# How can I find the distance of the tower while standing at my roof?

Whenever someone starts telling about finding distances in astronomy, it all starts with a parallax. The example they give is straightening your hand and see how your thumb changes its location while you switch your eyes from one to another. How does this work?

What I don't understand: How can you practically in trivial cases (where parallax is significant and easily observable), can you use this to find distances?

For example, assume there is a tower which I can see from my roof: How can I find its distance using parallax? It's about $$70-80$$ meters from the roof so I think I can get significant parallax if I move across the roof but how to take that angle and how do I proceed then?

First, to measure the angle accurately, you need a point of reference at approximately infinite distance. In astronomy, this is in the form of very distant stars; for your earthly example, perhaps it can be an even more distant building almost on the horizon.

Next, we look at the angular separation between the object with significant parallax, and the object at "infinite" distance, at two different observer locations. We assume the reference object doesn't move at all from our viewpoint as it is so far away. We look at the difference between these two angular separations to deduce the parallax angle.

The rest is just a bit of trigonometry: for the parallax angle $$\theta$$, you can show easily that $$\tan\theta = d/D$$, where $$d$$ is half of the distance between the two points at which we took the measurements, and $$D$$ is the distance to that building (or star) we are measuring the parallax of. From this, we can easily calculate $$D$$.

Note that in astronomy the formula $$D\approx 1/p$$ is used instead, where $$D$$ is in parsecs and $$p$$ is in arcseconds. This simplification is because of the definition of the parsec together with the small angle approximation $$\tan p \approx p$$.

• Is it possible to use the angle from the north or some other reference to deduce separation? Jun 3 at 5:40
• @YoungKindaichi Yup, that would be a possibility as well! In astronomy though, where we require ultra precise measurements, especially with telescopes not on the earth's surface (like Hubble Space Telescope), the method of comparing to distant stars has proven to be more reliable and precise. Otherwise, for "everyday" purposes like measuring distances to buildings, using the earth's magnetic field to find north and referencing that is good enough too.
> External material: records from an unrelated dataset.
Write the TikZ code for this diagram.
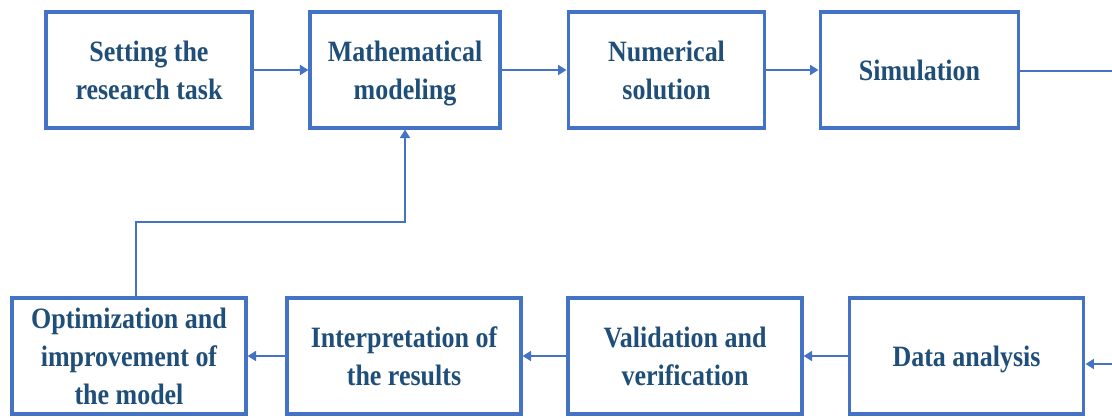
\documentclass[tikz,border=0pt]{standalone}
\usepackage{fontspec}
\setmainfont{Liberation Serif}[FakeStretch=0.88]
\usetikzlibrary{arrows.meta}
\definecolor{boxblue}{HTML}{4472C4}
\definecolor{textblue}{HTML}{1F4E79}

\begin{document}
\begin{tikzpicture}[
        x=0.025cm, y=-0.025cm,
        box/.style={draw=boxblue, line width=2.2pt, rectangle, minimum height=2.9cm,
            text depth=-3pt, align=center, text=textblue,
            font=\fontsize{21}{27}\selectfont\bfseries},
        arrow/.style={-{Triangle[length=6pt,width=7pt]}, draw=boxblue, line width=1.5pt},
        line/.style={draw=boxblue, line width=1.5pt}
    ]
        \useasboundingbox (0,0) rectangle (1112,417);

        \node[box, minimum width=5.15cm] (task) at (149,70) {Setting the\\research task};
        \node[box, minimum width=4.75cm] (model) at (405,70) {Mathematical\\modeling};
        \node[box, minimum width=4.92cm] (solve) at (666.5,70) {Numerical\\solution};
        \node[box, minimum width=4.97cm] (sim) at (919.5,70) {Simulation};

        \node[box, minimum width=5.85cm] (optim) at (129,356) {Optimization and\\improvement of\\the model};
        \node[box, minimum width=5.85cm] (interp) at (404,356) {Interpretation of\\the results};
        \node[box, minimum width=5.85cm] (valid) at (685,356) {Validation and\\verification};
        \node[box, minimum width=5.87cm] (data) at (966.5,356) {Data analysis};

        \draw[arrow] (task) -- (model);
        \draw[arrow] (model) -- (solve);
        \draw[arrow] (solve) -- (sim);

        % loop leaves the picture on the right
        \coordinate (outR) at (1112,71);
        \coordinate (inR) at (1112,364);
        \draw[line] (sim.east |- outR) -- (outR);
        \draw[arrow] (inR) -- (inR -| data.east);

        \draw[arrow] (data) -- (valid);
        \draw[arrow] (valid) -- (interp);
        \draw[arrow] (interp) -- (optim);

        % feedback to the model
        \coordinate (back) at (136,222);
        \draw[arrow] (back |- optim.north) -- (back) -| (model.south);
    \end{tikzpicture}
\end{document}
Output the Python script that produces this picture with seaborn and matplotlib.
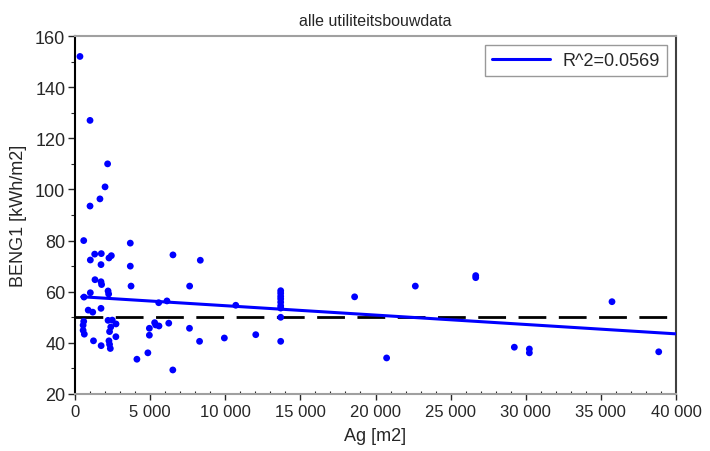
import numpy as np
import pandas as pd
import matplotlib
matplotlib.use("Agg")
import matplotlib.pyplot as plt
import seaborn as sns
from matplotlib.ticker import MultipleLocator, FixedLocator

title = "alle utiliteitsbouwdata"
x_label = "Ag [m2]"
y_label = "BENG1 [kWh/m2]"
legend_label = "R^2=0.0569"
reference_level = 50

# linear fit as shown in the chart
fit_intercept = 58.2
fit_slope = -0.000367

ag = [330, 1000, 2170, 2000, 1660, 1000, 580, 3680, 1310, 1750,
      1020, 2420, 2260, 1730, 3680, 1330, 1730, 1770, 3730, 1020,
      2200, 2240, 600, 6520, 8340, 7630, 5570, 6120, 880, 1180,
      1730, 580, 540, 540, 620, 2200, 2480, 2730, 2380, 2300,
      2720, 1230, 1740, 2260, 2300, 2350, 4120, 4850, 4950, 4950,
      5300, 5370, 5590, 6240, 6510, 7620, 8290, 10700, 9940, 12030,
      13690, 13690, 13690, 13690, 13690, 13690, 13690, 13690, 13690,
      18610, 20740, 22650, 26670, 26670, 29240, 30240, 30240, 35740, 38850]
beng1 = [152, 127, 110, 101, 96.3, 93.5, 80, 79, 74.7, 74.9,
         72.4, 74.1, 73.2, 70.6, 70, 64.7, 63.9, 62.8, 62.2, 59.6,
         60.3, 59.1, 57.9, 74.4, 72.3, 62.2, 55.7, 56.4, 52.8, 52.0,
         53.5, 48.4, 46.9, 44.9, 43.4, 48.8, 48.9, 47.4, 46.2, 44.4,
         42.4, 40.8, 38.9, 40.8, 39.4, 37.8, 33.6, 36.1, 45.7, 43.0,
         47.9, 47.0, 46.6, 47.7, 29.4, 45.7, 40.6, 54.7, 41.9, 43.2,
         60.4, 59.4, 58.2, 57.2, 55.9, 54.5, 53.6, 50.0, 40.6,
         58.0, 34.1, 62.2, 66.3, 65.5, 38.3, 37.6, 36.1, 56.1, 36.5]

x_ticks = [0, 5000, 10000, 15000, 20000, 25000, 30000, 35000, 40000]
x_tick_labels = ["0", "5 000", "10 000", "15 000", "20 000", "25 000",
                 "30 000", "35 000", "40 000"]
y_ticks = [20, 40, 60, 80, 100, 120, 140, 160]

df = pd.DataFrame({"Ag": ag, "BENG1": beng1})

sns.set_style("ticks")
plt.rcParams["font.family"] = ["Liberation Sans", "DejaVu Sans"]

fig = plt.figure(figsize=(7.1, 4.52), dpi=100)
ax = fig.add_axes([75 / 710, 1 - 395 / 452, 601 / 710, 358 / 452])

sns.scatterplot(data=df, x="Ag", y="BENG1", ax=ax, color="#0000ff",
                s=24, edgecolor="none", zorder=3, legend=False)

# regression line
xx = np.linspace(df["Ag"].min() + 120, 40000, 2)
fit_df = pd.DataFrame({"Ag": xx, "fit": fit_intercept + fit_slope * xx})
sns.lineplot(data=fit_df, x="Ag", y="fit", ax=ax, color="#0000ff", lw=2.2,
             label=legend_label, zorder=4)

ax.axhline(reference_level, color="black", lw=2, ls=(0, (10, 4.5)), zorder=2)

ax.set_xlim(0, 40000)
ax.set_ylim(20, 160)
ax.xaxis.set_major_locator(FixedLocator(x_ticks))
ax.set_xticklabels(x_tick_labels)
ax.set_yticks(y_ticks)
ax.xaxis.set_minor_locator(MultipleLocator(1000))
ax.yaxis.set_minor_locator(MultipleLocator(10))
ax.tick_params(axis="y", which="major", direction="out", length=5, width=1,
               labelsize=13, pad=2)
ax.tick_params(axis="y", which="minor", direction="out", length=3, width=0.8)
ax.tick_params(axis="x", which="major", direction="out", length=4, width=1,
               labelsize=12, pad=3)
ax.tick_params(axis="x", which="minor", direction="in", length=2.5, width=0.8)
for lab in ax.get_xticklabels():
    lab.set_family(["Liberation Sans Narrow", "Liberation Sans", "DejaVu Sans"])

for side in ["top", "right", "bottom", "left"]:
    ax.spines[side].set_visible(True)
ax.spines["left"].set_color("black")
ax.spines["right"].set_color("#404040")
ax.spines["top"].set_color("#a0a0a0")
ax.spines["bottom"].set_color("#a0a0a0")
for s in ax.spines.values():
    s.set_linewidth(1.5)

ax.set_xlabel(x_label, fontsize=13, labelpad=6)
ax.set_ylabel(y_label, fontsize=13, labelpad=6)
ax.set_title(title, fontsize=11.5, pad=8)

leg = ax.legend(loc="upper right", fontsize=13, frameon=True, fancybox=False,
                edgecolor="#808080", handlelength=3.2, borderpad=0.4,
                handletextpad=0.7, borderaxespad=0.5)
leg.get_frame().set_linewidth(1.0)

fig.savefig("out.png", dpi=100)
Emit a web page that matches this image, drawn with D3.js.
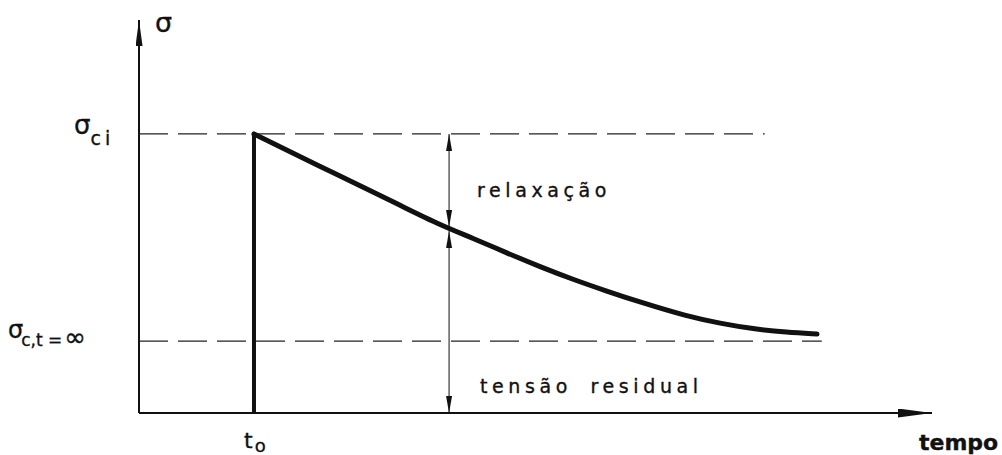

Jun 3 at 6:10
• @YoungKindaichi for the case of measuring stars, using north also presents another problem, which is it's dependent on the earth and it's relative positioning throughout its orbit. In particular its orbit precesses, has a certain axial tilt, is not perfectly circular, etc. which could make earthly references (like the magnetic north pole from which we deduce the direction of "north") a poor reference. Jun 3 at 6:13
• I got it. Thanks a lot Jun 3 at 6:49

Surveyors do this in their sleep, and have been doing it for centuries. That has been a standard technique for mapmaking until at least the late 20th century (before laser rangefinders, satellites and GPS).

They typically use an instrument called a theodolite for this, which is basically a telescope with crosshairs/bullseye mounted on a leveling tripod, with vertical and horizontal precision angle scales. You might have seen theodolites around construction zones.

If they can, they’ll have an assistant hold a graduated staff(1) at the place they want to measure for extra precision. If they can’t, they will seek an easily distinguishable feature of the object/place.

Just like in astronomy, in order to make this type of measurement they need a reference landmark to measure the angles with precision. In astronomy we use very distant or “background” stars; in surveying they can use a staff on each of the observing spots as viewed from the other.

You start from one viewing spot, level the theodolite, aim it at the leveled staff placed at the other spot, and write down the angle on the horizontal scale. Then you “sweep” the theodolite until it points at the site of interest, and note the second horizontal angle measurement. Subtract the two and you have the angle at that corner. Notice that you don’t even have to align the theodolite with the North. Swap places with your staff, and repeat from the other viewing spot, and you have a second angle. With two angles and one known distance (between the two observing spots, you need to measure that too) you can use use trigonometry (compute the third angle and use the sine law) to calculate the distance to the site of interest. With the coordinates of both viewing spots you even have the full coordinates of the site.

If you can’t or don’t want to go back and forth for whatever reason, you could use a third object as a reference point. The reference object must be one for which you know the distance and location so you can adjust for the reference’s own parallax. The trigonometry is obviously more complicated. Or the reference must be so far away that its own parallax can be considered negligible (like it happens in astronomy with background stars)

Surveyors will often make several measurements from different locations, including previously known and accessible landmarks. These measurements are then chained together, for error correction.

(1) If you can get someone at the spot with a graduated staff, the fastest way to measure the distance is to compare the apparent size of the graduations through the scope against the graduated crosshairs (you must adjust for the vertical angle to the site; the staff is kept vertical with the help of a bubble level so you know the angle); this technique does not use parallax. But you usually can’t do this when surveying mountaintops for example. This might also be more demanding on the optics and I don’t know when it became feasible.

(*) I studied basic surveying in college but it’s been decades. I might (probably) have some details wrong. Hopefully others can chime in if corrections are needed.